I remember not being able to pray to God for myself. I used to believe that if God knew I wanted something He would prevent me from getting it. I needed to learn that God was not a father like my earthly father, but it took a lot of time to realize this truth.
I too felt I had to do things on my own and you are right, it is tiring. I also finally realized that I did not always make wise choices.
For me trust is building more and more, and I too asked God to help me know and trust Him more.
What has been happening lately is an element of surprise. I used to think God was active in my life after the abuse, but I couldn't see His presence during my abuse. I felt he was the Great Abandoner. So I closed the door on my abuse and refused God entrance.
As I began to know His nature, God finally answered my questions about where was He during the abuse. He was not where I expected Him to be. I wanted Him to be in the stop the abuse camp, instead He was in the what didn't happen camp - I didn't get a sexually transmitted disease from my father, didn't go insane, didn't die, could still have children as an adult so my father didn't mess me up physically. God was in the nots - but for years that information would have bothered me. What did not happen seemed lame. Now I am grateful.

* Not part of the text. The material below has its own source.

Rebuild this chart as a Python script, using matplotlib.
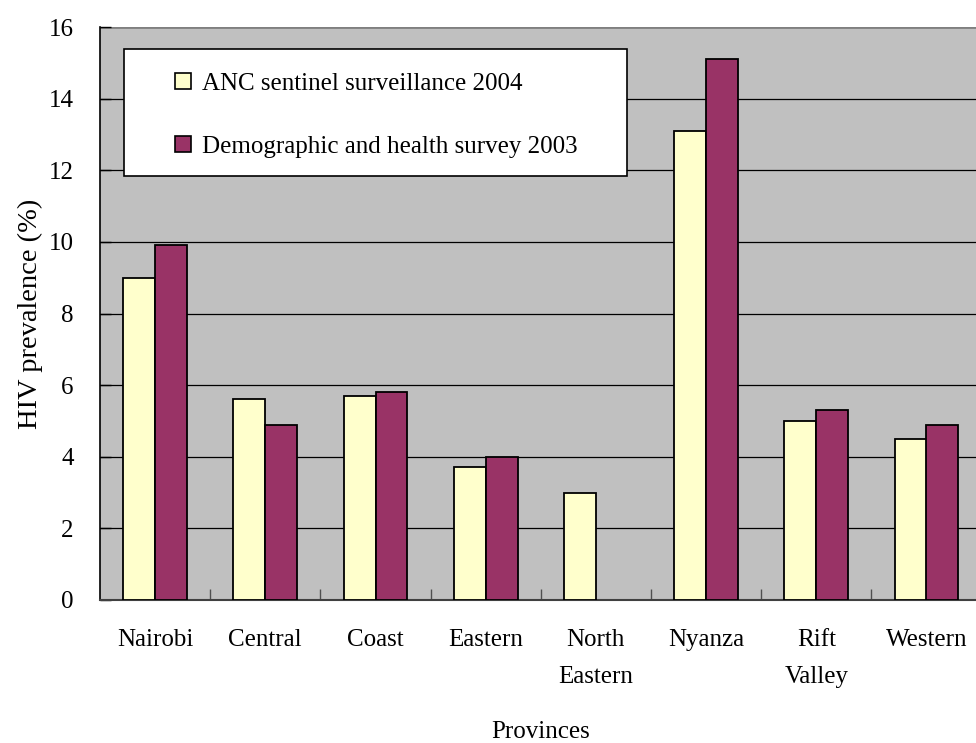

I also had to realize that God did not want what my parents did, He wanted me to have loving parents, but my parents exercised their free will and did not obey God's perfect plan. But God has restored all that they took away and I am growing to love and trust Him more
I pray that God shows you His presence and trust more and more each day as the new year approaches.
God bless you.
Heather
Hi Heather. Thanks for your encouragement. I believe that is a gift God has given you. Thanks too for sharing. Each story we hear seems to help us along the road to healing. I'm glad that my past does not define who God is or who we are. I appreciate your insights. Thanks for helping me grow and heal.